You’re rigging the game by how you and yours play it, OWTWaFM. I’ll put good money after bad that you went home and bitched your brain out about me that night, and I don’t really understand why you ascribe such importance to a complete stranger and her frozen “chimichanga” when you really could easily have ignored me the same way I wish I’d been given the option to ignore you because that’s what one does with strangers in public when they’re just looking for a couple of Monsters, a beer, some hair dye, some Colon Blow Granola Bars, and the aforementioned “chimichanga.” You want actual unity? Leave me the hell alone. Or make small talk and we can exchange empty compliments. Just because you hate someone doesn’t mean you have to act on it, and frankly the fact that you chose to hate me based on my also being a trans woman speaks volumes about the path you have chosen to follow. You can still change, but you have to lay down your arms and realize that we indeed, as the song says, are on the same side. I’m not your enemy, and I critique your choice of hatred the same way I critique the community in general, because I expect better. You punched down to feel better about yourself, and though it may have worked in the short term, you’re choosing a pattern of destruction that will ultimately harm all of us.
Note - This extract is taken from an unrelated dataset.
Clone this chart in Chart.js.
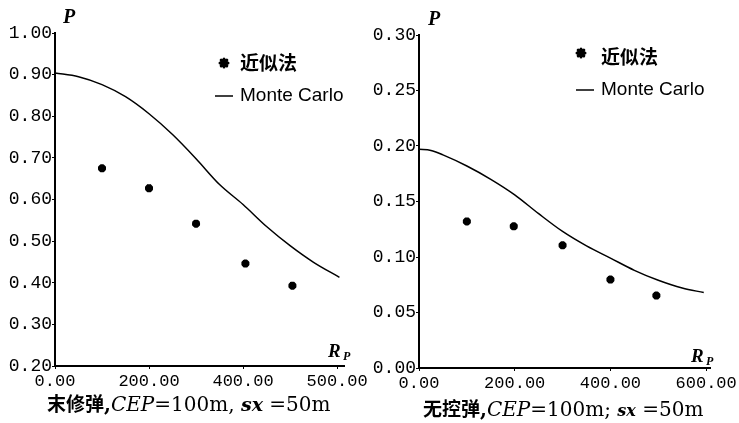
<!DOCTYPE html>
<html>
<head>
<meta charset="utf-8">
<script src="https://cdn.jsdelivr.net/npm/chart.js@4.4.0/dist/chart.umd.min.js"></script>
<style>
  html, body { margin: 0; padding: 0; background: #fff; }
  canvas { position: absolute; top: 0; }
  #left { left: 0; }
  #right { left: 370px; }
</style>
</head>
<body>
<canvas id="left" width="370" height="423"></canvas>
<canvas id="right" width="369" height="423"></canvas>
<script>
// ---- data ----
const xTicks = [0, 200, 400, 600];
const xLabelsLeft = ['0.00', '200.00', '400.00', '500.00'];
const xLabelsRight = ['0.00', '200.00', '400.00', '600.00'];
const yTicksLeft = [0.2, 0.3, 0.4, 0.5, 0.6, 0.7, 0.8, 0.9, 1.0];
const yTicksRight = [0, 0.05, 0.10, 0.15, 0.20, 0.25, 0.30];

// 末修弹
const mcLeftX = [0, 50, 100, 150, 200, 250, 300, 350, 400, 450, 500, 550, 605];
const mcLeftY = [0.904, 0.895, 0.876, 0.847, 0.806, 0.756, 0.698, 0.636, 0.588, 0.535, 0.489, 0.449, 0.413];
const apLeftX = [100, 200, 300, 405, 505];
const apLeftY = [0.675, 0.627, 0.542, 0.446, 0.393];

// 无控弹
const mcRightX = [0, 25, 50, 100, 150, 200, 250, 300, 350, 400, 450, 500, 550, 595];
const mcRightY = [0.197, 0.196, 0.192, 0.182, 0.170, 0.156, 0.139, 0.123, 0.11, 0.099, 0.088, 0.079, 0.072, 0.068];
const apRightX = [100, 198, 300, 400, 496];
const apRightY = [0.132, 0.1276, 0.1105, 0.0797, 0.0653];

const MONO = "'Liberation Mono', monospace";
const SERIF = "'DejaVu Serif', serif";
const TSERIF = "'Liberation Serif', serif";
const SANS = "'Liberation Sans', sans-serif";
const CJK = "'Noto Sans CJK SC', sans-serif";

const pts = (xs, ys) => xs.map((x, i) => ({ x, y: ys[i] }));

function star(c, x, y, r) {
  c.save();
  c.lineWidth = 3;
  c.lineCap = 'round';
  c.beginPath();
  for (let k = 0; k < 4; k++) {
    const a = k * Math.PI / 4;
    c.moveTo(x - r * Math.cos(a), y - r * Math.sin(a));
    c.lineTo(x + r * Math.cos(a), y + r * Math.sin(a));
  }
  c.stroke();
  c.restore();
}

function runs(c, list, x, y) {
  for (const [t, f] of list) {
    c.font = f;
    c.fillText(t, x, y);
    x += c.measureText(t).width;
  }
}

// labels, legend and caption drawn over the chart
const decor = {
  id: 'decor',
  afterDraw(chart, args, o) {
    const c = chart.ctx;
    const ds = chart.data.datasets;
    c.save();
    c.fillStyle = '#000';
    c.strokeStyle = '#000';
    c.textAlign = 'left';
    c.textBaseline = 'alphabetic';

    c.font = `italic bold 20px ${TSERIF}`;
    c.fillText('P', o.p[0], o.p[1]);
    c.font = `italic bold 19px ${TSERIF}`;
    c.fillText('R', o.r[0], o.r[1]);
    c.font = `italic bold 12px ${TSERIF}`;
    c.fillText('P', o.r[0] + 15, o.r[1] + 3);

    // legend
    const [lx, ly] = o.leg;
    star(c, o.star[0], o.star[1], 4);
    c.textBaseline = 'middle';
    c.font = `bold 19px ${CJK}`;
    c.fillText(ds[1].label, lx + 25, ly + 1);
    c.lineWidth = 1.5;
    c.beginPath();
    c.moveTo(lx, ly + 34);
    c.lineTo(lx + 18, ly + 34);
    c.stroke();
    c.font = `19px ${SANS}`;
    c.fillText(ds[0].label, lx + 25, ly + 34);

    // caption
    c.textBaseline = 'alphabetic';
    runs(c, o.caption, o.cap[0], o.cap[1]);
    c.restore();
  }
};

function makeChart(id, mc, ap, yTicks, xLabels, xMax, pad, axisH, yW, deco) {
  const ctx = document.getElementById(id).getContext('2d');
  return new Chart(ctx, {
    type: 'scatter',
    data: {
      datasets: [
        {
          type: 'line',
          label: 'Monte Carlo',
          data: mc,
          borderColor: '#000',
          borderWidth: 1.5,
          pointRadius: 0,
          cubicInterpolationMode: 'monotone',
          fill: false,
        },
        {
          label: '近似法',
          data: ap,
          pointStyle: 'star',
          pointRadius: 4,
          borderColor: '#000',
          backgroundColor: '#000',
          borderWidth: 3,
        },
      ],
    },
    options: {
      responsive: false,
      animation: false,
      layout: { padding: pad },
      scales: {
        x: {
          type: 'linear',
          min: 0,
          max: xMax,
          afterBuildTicks: s => { s.ticks = xTicks.map(v => ({ value: v })); },
          afterFit: s => { s.height = axisH; },
          ticks: {
            callback: (v, i) => xLabels[i],
            color: '#000',
            font: { family: MONO, size: 17 },
            padding: 2,
            maxRotation: 0,
          },
          grid: { drawOnChartArea: false, tickLength: 3, color: '#000' },
          border: { color: '#000', width: 2 },
        },
        y: {
          min: yTicks[0],
          max: yTicks[yTicks.length - 1],
          afterBuildTicks: s => { s.ticks = yTicks.map(v => ({ value: v })); },
          afterFit: s => { s.width = yW; },
          ticks: {
            callback: v => v.toFixed(2),
            color: '#000',
            font: { family: MONO, size: 18 },
            padding: 0,
          },
          grid: { drawOnChartArea: false, tickLength: 3, color: '#000' },
          border: { color: '#000', width: 2 },
        },
      },
      plugins: {
        legend: { display: false },
        tooltip: { enabled: false },
        decor: deco,
      },
    },
    plugins: [decor],
  });
}

makeChart('left', pts(mcLeftX, mcLeftY), pts(apLeftX, apLeftY), yTicksLeft, xLabelsLeft, 616,
  { top: 33, right: 12, left: 0, bottom: 0 }, 57, 55, {
    p: [63, 23],
    r: [328, 357],
    leg: [215, 62],
    star: [224, 63],
    cap: [47, 411],
    caption: [
      ['末修弹', `bold 19px ${CJK}`],
      [',', `bold 20px ${SERIF}`],
      ['CEP', `italic 20px ${SERIF}`],
      ['=100m, ', `20px ${SERIF}`],
      ['sx', `italic bold 19px ${SERIF}`],
      [' =50m', `20px ${SERIF}`],
    ],
  });

makeChart('right', pts(mcRightX, mcRightY), pts(apRightX, apRightY), yTicksRight, xLabelsRight, 609,
  { top: 35, right: 17, left: 0, bottom: 0 }, 55, 49, {
    p: [58, 25],
    r: [321, 362],
    leg: [206, 56],
    star: [211, 53],
    cap: [53, 416],
    caption: [
      ['无控弹', `bold 19px ${CJK}`],
      [',', `bold 20px ${SERIF}`],
      ['CEP', `italic 20px ${SERIF}`],
      ['=100m; ', `20px ${SERIF}`],
      ['sx', `italic bold 16px ${SERIF}`],
      [' =50m', `20px ${SERIF}`],
    ],
  });
</script>
</body>
</html>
Erica, who referred to way too much 90s indie rock in this post and has no shame about it.
p.s.: I drank the beer out of the bottle. Call the girl police, and file a report.
p.p.s: for those of you who aren’t from the Pacific Northwest, Fred Meyer is a mega-mart from before there were mega-marts, owned by Kroger but still pretty independent, union, and locally controlled. There’s even one on Sleater-Kinney Road.